For the past four years, now, the annual total has been well below 100, dropping the annual average over the past 10 years to 88 deaths. NFPA released the results during a special session at the NFPA Conference and Expo in Chicago.
"NFPA has been tracking this data since 1977 and it is certainly good news that the number of firefighter deaths has continued to decrease over the years," says Dr. Rita Fahy, NFPA’s manager of fire databases and systems. "We are grateful for the sacrifices of these brave individuals and are hopeful that with expanded use of codes and standards and other safety initiatives the downward trend in the number of firefighters dying on duty will continue."
Of the 64 firefighters who died while on duty in 2012, 30 were volunteer firefighters, 23 were career firefighters, four were members of the military, three were federal contractors, two were employees of federal land management agencies and two were prison inmates. The largest share of deaths occurred while firefighters were operating on the fire ground (21 deaths). This is the lowest number of fire ground deaths since this study began.

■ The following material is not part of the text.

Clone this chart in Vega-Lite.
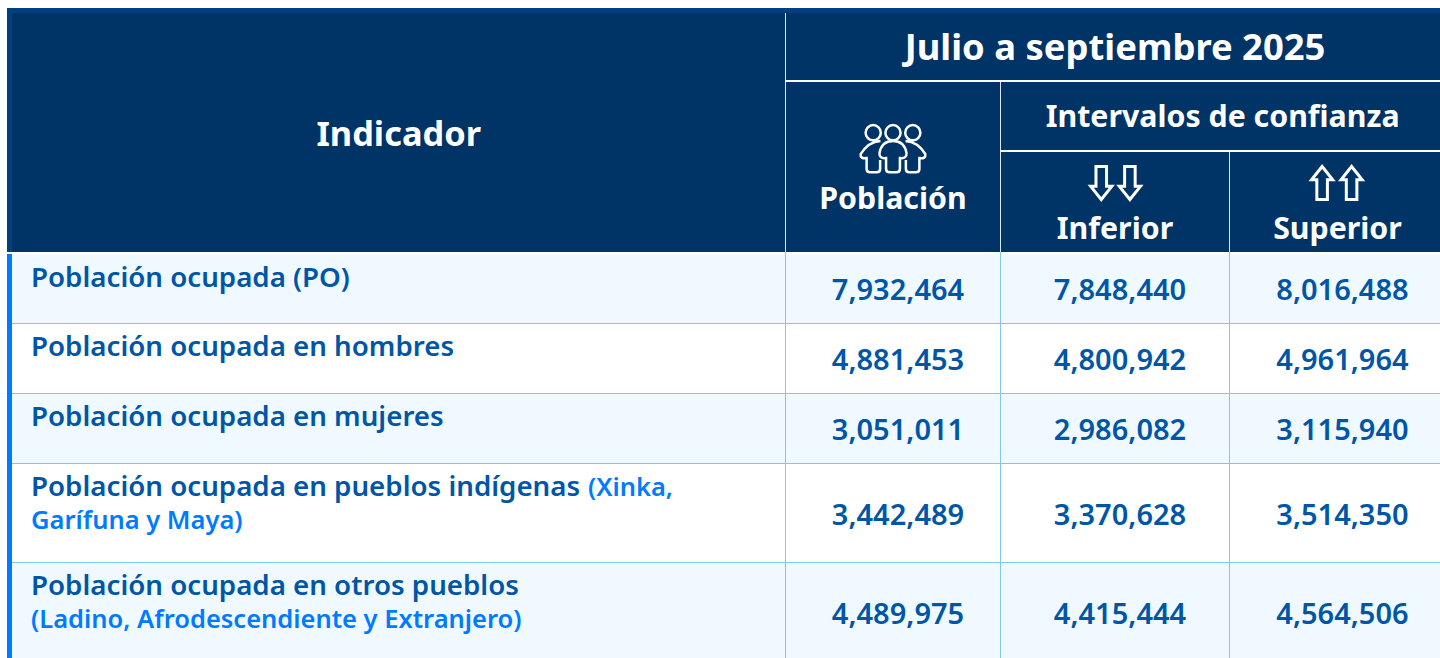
{
"$schema":"https://vega.github.io/schema/vega-lite/v6.json",
"width":1440,"height":658,"padding":0,"autosize":{"type":"none"},"background":"#ffffff",
"config":{"view":{"stroke":null},"text":{"font":"Noto Sans","fontWeight":600}},
"datasets":{
"cells":[
{"col":0,"col2":5,"row":0,"row2":1,"zone":"band"},
{"col":0,"col2":1,"row":1,"row2":4,"zone":"band"},
{"col":1,"col2":5,"row":1,"row2":4,"zone":"header"},
{"col":1,"col2":5,"row":5,"row2":6,"zone":"tint"},
{"col":1,"col2":5,"row":6,"row2":7,"zone":"plain"},
{"col":1,"col2":5,"row":7,"row2":8,"zone":"tint"},
{"col":1,"col2":5,"row":8,"row2":9,"zone":"plain"},
{"col":1,"col2":5,"row":9,"row2":10,"zone":"tint"},
{"col":0,"col2":1,"row":5,"row2":10,"zone":"stripe"}
],
"lines":[
{"col":2,"col2":2,"row":1,"row2":4,"kind":"headThin"},
{"col":3,"col2":3,"row":2,"row2":4,"kind":"headThin"},
{"col":4,"col2":4,"row":3,"row2":4,"kind":"headThin"},
{"col":2,"col2":5,"row":2,"row2":2,"kind":"headThick"},
{"col":3,"col2":5,"row":3,"row2":3,"kind":"headThick"},
{"col":2,"col2":2,"row":4,"row2":10,"kind":"body"},
{"col":3,"col2":3,"row":4,"row2":10,"kind":"body"},
{"col":4,"col2":4,"row":4,"row2":10,"kind":"body"},
{"col":1,"col2":5,"row":6,"row2":6,"kind":"body"},
{"col":1,"col2":5,"row":7,"row2":7,"kind":"body"},
{"col":1,"col2":5,"row":8,"row2":8,"kind":"body"},
{"col":1,"col2":5,"row":9,"row2":9,"kind":"body"}
],
"headers":[
{"col":1.5,"row":2.757,"label":"Indicador","tier":"c"},
{"col":3.5,"row":1.5,"label":"Julio a septiembre 2025","tier":"a"},
{"col":3.97,"row":2.5,"label":"Intervalos de confianza","tier":"b"},
{"col":2.5,"row":3.475,"label":"Población","tier":"b"},
{"col":3.5,"row":3.77,"label":"Inferior","tier":"b"},
{"col":4.513,"row":3.77,"label":"Superior","tier":"b"}
],
"labels":[
{"col":1,"row":5,"label":"Población ocupada (PO)","line":1},
{"col":1,"row":6,"label":"Población ocupada en hombres","line":1},
{"col":1,"row":7,"label":"Población ocupada en mujeres","line":1},
{"col":1,"row":8,"label":"Población ocupada en pueblos indígenas","line":1},
{"col":1,"row":9,"label":"Población ocupada en otros pueblos","line":1}
],
"notes":[
{"col":1.72,"row":8,"label":"(Xinka,","line":1},
{"col":1,"row":8,"label":"Garífuna y Maya)","line":2},
{"col":1,"row":9,"label":"(Ladino, Afrodescendiente y Extranjero)","line":2}
],
"values":[
{"col":2.5,"row":5.5,"value":7932464},{"col":3.5,"row":5.5,"value":7848440},{"col":4.513,"row":5.5,"value":8016488},
{"col":2.5,"row":6.5,"value":4881453},{"col":3.5,"row":6.5,"value":4800942},{"col":4.513,"row":6.5,"value":4961964},
{"col":2.5,"row":7.5,"value":3051011},{"col":3.5,"row":7.5,"value":2986082},{"col":4.513,"row":7.5,"value":3115940},
{"col":2.5,"row":8.5,"value":3442489},{"col":3.5,"row":8.5,"value":3370628},{"col":4.513,"row":8.5,"value":3514350},
{"col":2.5,"row":9.5,"value":4489975},{"col":3.5,"row":9.5,"value":4415444},{"col":4.513,"row":9.5,"value":4564506}
],
"peopleIcon":[{"col":2.5,"row":2.96}],
"downIcons":[{"col":3.44,"row":3.317},{"col":3.565,"row":3.317}],
"upIcons":[{"col":4.44,"row":3.317},{"col":4.58,"row":3.317}]
},
"encoding":{
"x":{"field":"col","type":"quantitative","axis":null,"scale":{"type":"linear","zero":false,"nice":false,"domain":[0,1,2,3,4,5],"range":[7,12,785.5,1000.5,1229.5,1440]}},
"y":{"field":"row","type":"quantitative","axis":null,"scale":{"type":"linear","zero":false,"nice":false,"domain":[0,1,2,3,4,5,6,7,8,9,10],"range":[8,13,81,151,252,254,323.5,393.5,463.5,562.5,661.5]}}
},
"layer":[
{"data":{"name":"cells"},"mark":{"type":"rect","clip":true},"encoding":{
"x2":{"field":"col2"},"y2":{"field":"row2"},
"color":{"field":"zone","type":"nominal","legend":null,"scale":{"domain":["band","header","tint","plain","stripe"],"range":["#004080","#003366","#f0f9ff","#ffffff","#007bff"]}}}},
{"data":{"name":"lines"},"mark":{"type":"rule","clip":true},"encoding":{
"x2":{"field":"col2"},"y2":{"field":"row2"},
"stroke":{"field":"kind","type":"nominal","legend":null,"scale":{"domain":["headThin","headThick","body"],"range":["#dbe6f0","#ffffff","#7cc8ee"]}},
"strokeWidth":{"field":"kind","type":"nominal","legend":null,"scale":{"type":"ordinal","domain":["headThin","headThick","body"],"range":[1,2,1]}}}},
{"data":{"name":"headers"},"transform":[{"filter":"datum.tier=='a'"}],"mark":{"type":"text","color":"#ffffff","fontWeight":700,"fontSize":36.4,"align":"center","baseline":"middle","dy":2},"encoding":{"text":{"field":"label"}}},
{"data":{"name":"headers"},"transform":[{"filter":"datum.tier=='c'"}],"mark":{"type":"text","color":"#ffffff","fontWeight":700,"fontSize":34.4,"align":"center","baseline":"middle","dy":2},"encoding":{"text":{"field":"label"}}},
{"data":{"name":"headers"},"transform":[{"filter":"datum.tier=='b'"}],"mark":{"type":"text","color":"#ffffff","fontWeight":700,"fontSize":30.3,"align":"center","baseline":"middle","dy":1.5},"encoding":{"text":{"field":"label"}}},
{"data":{"name":"labels"},"mark":{"type":"text","color":"#0056a6","fontSize":27.7,"align":"left","baseline":"middle","dx":19,"dy":24.5},"encoding":{"text":{"field":"label"}}},
{"data":{"name":"notes"},"transform":[{"filter":"datum.line==1"}],"mark":{"type":"text","color":"#007bff","fontWeight":600,"fontSize":25.5,"align":"left","baseline":"middle","dx":19,"dy":24.5},"encoding":{"text":{"field":"label"}}},
{"data":{"name":"notes"},"transform":[{"filter":"datum.line==2"}],"mark":{"type":"text","color":"#007bff","fontWeight":600,"fontSize":25.5,"align":"left","baseline":"middle","dx":19,"dy":57},"encoding":{"text":{"field":"label"}}},
{"data":{"name":"values"},"mark":{"type":"text","color":"#0056a6","fontSize":29,"align":"center","baseline":"middle","dx":5,"dy":2.5},"encoding":{"text":{"field":"value","type":"quantitative","format":","}}},
{"data":{"name":"peopleIcon"},"mark":{"type":"point","filled":false,"stroke":"#ffffff","strokeWidth":2.5,"opacity":1,"size":4356,"shape":"M-0.37,-0.47A0.23,0.23 0 1 1 -0.83,-0.47A0.23,0.23 0 1 1 -0.37,-0.47ZM0.23,-0.47A0.23,0.23 0 1 1 -0.23,-0.47A0.23,0.23 0 1 1 0.23,-0.47ZM0.83,-0.47A0.23,0.23 0 1 1 0.37,-0.47A0.23,0.23 0 1 1 0.83,-0.47ZM-0.21,0.3L-0.21,0.62Q-0.21,0.73 -0.1,0.73L0.1,0.73Q0.21,0.73 0.21,0.62L0.21,0.3Q0.42,0.33 0.41,0.15Q0.35,-0.22 0,-0.22Q-0.35,-0.22 -0.41,0.15Q-0.42,0.33 -0.21,0.3ZM-0.38,-0.22Q-0.75,-0.2 -0.98,0.18Q-1,0.33 -0.8,0.3L-0.8,0.62Q-0.8,0.73 -0.69,0.73L-0.5,0.73Q-0.39,0.73 -0.39,0.62L-0.39,0.36M0.38,-0.22Q0.75,-0.2 0.98,0.18Q1,0.33 0.8,0.3L0.8,0.62Q0.8,0.73 0.69,0.73L0.5,0.73Q0.39,0.73 0.39,0.62L0.39,0.36"}},
{"data":{"name":"downIcons"},"mark":{"type":"point","filled":false,"stroke":"#ffffff","strokeWidth":3,"opacity":1,"size":1089,"shape":"M-0.32,-1L0.32,-1L0.32,0.2L0.64,0.2L0,1L-0.64,0.2L-0.32,0.2Z"}},
{"data":{"name":"upIcons"},"mark":{"type":"point","filled":false,"stroke":"#ffffff","strokeWidth":3,"opacity":1,"size":1089,"shape":"M-0.32,1L0.32,1L0.32,-0.2L0.64,-0.2L0,-1L-0.64,-0.2L-0.32,-0.2Z"}}
]
}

The decline of firefighter deaths occurred in the following areas:
- Lowest number of sudden cardiac deaths
- Lowest number of deaths at structure fires
- Lowest number of volunteer firefighter deaths
- Fourth consecutive year the total number of road vehicle crash deaths has been 10 or lower
- Fifth consecutive year of decreasing on-duty cardiac-related deaths
The firefighter fatality study is made possible by the cooperation and assistance of the United States fire service, the Public Safety Officers’ Benefits Program of the Department of Justice, CDC's National Institute for Occupational Safety and Health, the United States Fire Administration, the Forest Service of the U.S. Department of Agriculture, and the Bureau of Indian Affairs and the Bureau of Land Management of the U.S. Department of the Interior.